The submission was in particular response to a consultation on a dairy exit scheme that began in June.

In the submission document, the IFA said: “While the [dairy exit scheme] has been portrayed as being voluntary in nature, the scheme must demonstrate a net decline in animal numbers.

“Hence, an introduction of any such scheme would immediately restrict the growth of dairy farms [that] do not take up the scheme.

“The IFA outrightly rejects the introduction of any herd reduction scheme on this premise for dairy cows,” the association said.

The IFA submission covered cow reduction schemes for both the dairy and suckler sectors, and outlined the reasons why the organisation in rejecting both schemes.

The submission said the approach taken by the Department of Agriculture, Food and the Marine to set out sectoral roadmaps through Food Vision “sub-groups” to meet agriculture’s emissions reduction target of 25% “ignores the inherent complexity of the agriculture sector”.
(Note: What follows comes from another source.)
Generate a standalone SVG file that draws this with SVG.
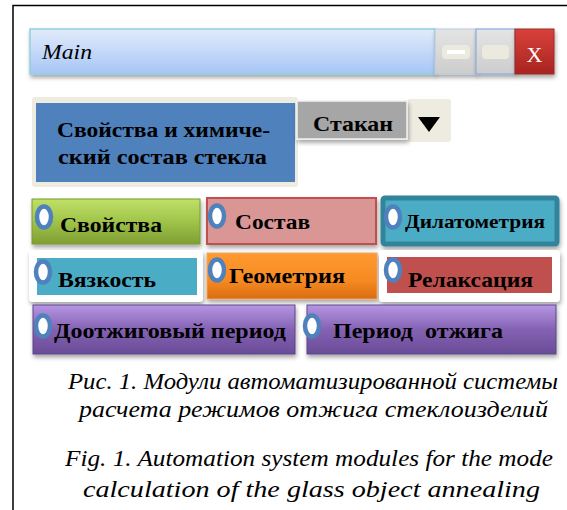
<svg xmlns="http://www.w3.org/2000/svg" width="567" height="510" viewBox="0 0 567 510">
<defs>
<style>
.lbl{font-family:"Liberation Serif","DejaVu Serif","Times New Roman",serif;font-weight:bold;fill:#000;}
.cap{font-family:"Liberation Serif","DejaVu Serif","Times New Roman",serif;font-style:italic;font-size:24px;fill:#000;}
.dot{fill:#fff;stroke:#4f81bd;stroke-width:4.5;}
</style>
<filter id="sh" x="-10%" y="-20%" width="125%" height="160%">
<feDropShadow dx="1" dy="3" stdDeviation="2" flood-color="#000" flood-opacity="0.35"/>
</filter>
<linearGradient id="gBar" x1="0" y1="0" x2="0" y2="1"><stop offset="0" stop-color="#e2ebfb"/><stop offset="1" stop-color="#a6c6f6"/></linearGradient>
<linearGradient id="gGrey" x1="0" y1="0" x2="0" y2="1"><stop offset="0" stop-color="#e4e4e4"/><stop offset="1" stop-color="#cdcdcd"/></linearGradient>
<linearGradient id="gRed" x1="0" y1="0" x2="0" y2="1"><stop offset="0" stop-color="#d9413b"/><stop offset="1" stop-color="#a82420"/></linearGradient>
<linearGradient id="gGreen" x1="0" y1="0" x2="0" y2="1"><stop offset="0" stop-color="#c0e068"/><stop offset="0.5" stop-color="#a0c44a"/><stop offset="1" stop-color="#7f9f33"/></linearGradient>
<linearGradient id="gOrange" x1="0" y1="0" x2="0" y2="1"><stop offset="0" stop-color="#ff9a30"/><stop offset="0.6" stop-color="#f68a22"/><stop offset="1" stop-color="#d96c10"/></linearGradient>
<linearGradient id="gPurple" x1="0" y1="0" x2="0" y2="1"><stop offset="0" stop-color="#b595e4"/><stop offset="0.5" stop-color="#8462b3"/><stop offset="1" stop-color="#6a4c97"/></linearGradient>
</defs>
<rect width="567" height="510" fill="#fff"/>
<g id="frame" fill="none" stroke="#000" stroke-width="1.5">
<path d="M13,510 V5.5 H567"/>
</g>
<g id="titlebar">
<rect x="30" y="29" width="405" height="45" fill="url(#gBar)" stroke="#93d0dc" stroke-width="1.5" filter="url(#sh)"/>
<text x="42" y="59" font-family="Liberation Serif, DejaVu Serif, serif" font-style="italic" font-size="22" fill="#000" textLength="50" lengthAdjust="spacingAndGlyphs">Main</text>
<rect x="435" y="29" width="41" height="45" fill="url(#gGrey)" stroke="#b7c9e2" stroke-width="1" filter="url(#sh)"/>
<rect x="442" y="45" width="28" height="14" rx="4" fill="#ece9df"/>
<rect x="447" y="50" width="18" height="4" fill="#fff"/>
<rect x="476" y="29" width="39" height="45" fill="url(#gGrey)" stroke="#8aaee0" stroke-width="1.2" filter="url(#sh)"/>
<rect x="482" y="45" width="27" height="14" rx="4" fill="#ece9df"/>
<rect x="515" y="29" width="39" height="45" fill="url(#gRed)" stroke="#9e2a26" stroke-width="1" filter="url(#sh)"/>
<text x="534.5" y="62" font-family="Liberation Serif, DejaVu Serif, serif" font-size="22" fill="#fff" text-anchor="middle">X</text>
</g>
<g id="glass-props">
<rect x="32" y="97" width="266" height="90" rx="3" fill="#eeece1"/>
<rect x="36" y="103" width="259" height="79" fill="#4f81bd"/>
<text class="lbl" font-size="22" x="57" y="137" textLength="213" lengthAdjust="spacingAndGlyphs">Свойства и химиче-</text>
<text class="lbl" font-size="22" x="58" y="164" textLength="209" lengthAdjust="spacingAndGlyphs">ский состав стекла</text>
</g>
<g id="stakan">
<rect x="407" y="99" width="44" height="43" rx="3" fill="#eeece1"/>
<path d="M418,117 H440 L429,132 Z" fill="#000"/>
<rect x="297" y="101" width="110" height="38" fill="#a6a6a6" stroke="#f2f2f2" stroke-width="1.5" filter="url(#sh)"/>
<text class="lbl" font-size="22" x="313" y="131" textLength="80" lengthAdjust="spacingAndGlyphs">Стакан</text>
</g>
<g id="svoistva">
<rect x="32" y="199" width="168" height="45" fill="url(#gGreen)" stroke="#7a9a30" stroke-width="1" filter="url(#sh)"/>
<ellipse class="dot" cx="44" cy="217" rx="7" ry="10.5"/>
<text class="lbl" font-size="22" x="60" y="232" textLength="102" lengthAdjust="spacingAndGlyphs">Свойства</text>
</g>
<g id="sostav">
<rect x="207" y="198" width="169" height="46" fill="#d99694" stroke="#c0504d" stroke-width="2" filter="url(#sh)"/>
<ellipse class="dot" cx="217" cy="216" rx="7" ry="10.5"/>
<text class="lbl" font-size="22" x="235" y="229" textLength="75" lengthAdjust="spacingAndGlyphs">Состав</text>
</g>
<g id="dilatometria">
<rect x="383" y="198" width="174" height="46" rx="2" fill="#4bacc6" stroke="#31849b" stroke-width="5" filter="url(#sh)"/>
<ellipse class="dot" cx="393" cy="217" rx="7" ry="10.5"/>
<text class="lbl" font-size="19" x="405" y="228" textLength="140" lengthAdjust="spacingAndGlyphs">Дилатометрия</text>
</g>
<g id="vyazkost">
<rect x="29" y="250" width="174" height="52" rx="4" fill="#fff" filter="url(#sh)"/>
<rect x="37" y="258" width="160" height="37" fill="#4bacc6"/>
<ellipse class="dot" cx="43" cy="272" rx="7" ry="10.5"/>
<text class="lbl" font-size="22" x="58" y="287" textLength="98" lengthAdjust="spacingAndGlyphs">Вязкость</text>
</g>
<g id="geometria">
<rect x="207" y="253" width="170" height="46" fill="url(#gOrange)" stroke="#f4a460" stroke-width="1" filter="url(#sh)"/>
<ellipse class="dot" cx="217" cy="270" rx="7" ry="10.5"/>
<text class="lbl" font-size="22" x="229" y="283" textLength="116" lengthAdjust="spacingAndGlyphs">Геометрия</text>
</g>
<g id="relaksacia">
<rect x="379" y="250" width="181" height="52" rx="4" fill="#fff" filter="url(#sh)"/>
<rect x="387" y="257" width="165" height="36" fill="#c0504d"/>
<ellipse class="dot" cx="393" cy="270" rx="7" ry="10.5"/>
<text class="lbl" font-size="22" x="408" y="287" textLength="125" lengthAdjust="spacingAndGlyphs">Релаксация</text>
</g>
<g id="dootzhig">
<rect x="33" y="305" width="262" height="49" fill="url(#gPurple)" stroke="#5f4687" stroke-width="1" filter="url(#sh)"/>
<ellipse class="dot" cx="43" cy="326" rx="7" ry="10.5"/>
<text class="lbl" font-size="22" x="54" y="338" textLength="232" lengthAdjust="spacingAndGlyphs">Доотжиговый период</text>
</g>
<g id="otzhig">
<rect x="307" y="305" width="249" height="49" fill="url(#gPurple)" stroke="#5f4687" stroke-width="1" filter="url(#sh)"/>
<ellipse class="dot" cx="312" cy="326" rx="7" ry="10.5"/>
<text class="lbl" font-size="22" x="333" y="338" textLength="170" lengthAdjust="spacingAndGlyphs" xml:space="preserve">Период  отжига</text>
</g>
<g id="caption">
<text class="cap" x="68" y="389" textLength="490" lengthAdjust="spacingAndGlyphs">Рис. 1. Модули автоматизированной системы</text>
<text class="cap" x="79" y="417" textLength="469" lengthAdjust="spacingAndGlyphs">расчета режимов отжига стеклоизделий</text>
<text class="cap" x="65" y="466" textLength="488" lengthAdjust="spacingAndGlyphs">Fig. 1. Automation system modules for the mode</text>
<text class="cap" x="83" y="497" textLength="457" lengthAdjust="spacingAndGlyphs">calculation of the glass object annealing</text>
</g>
</svg>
“Isolating each individual sector ignores the interdependence of each sector… Therefore, rather than continuing the process of making individual submissions to the dairy and beef Food Vision sub-groups, it is our view that approaching this as one collective will deliver better results.”

Similarly to other stakeholders which have come out against the scheme, the IFA’s submission drew attention to the issue of carbon leakage, i.e. that a reduction in dairy production here would be offset by increases in production in regions where dairy production is less sustainable.

“Given that Ireland’s carbon footprint for dairy and beef production is substantially below the global average while the global [human] population continues to grow, it stands to reason that any reduction in milk and beef production in Ireland will lead to carbon leakage and an associated net gain in global emissions,” the association said.

The submission added: “[We] will not support measures that will reduce food production, reduce the productive capacity of farms, sterilise land, or impose a cap on cow numbers. The [schemes] proposed will likely lead to some or all of these concerns.”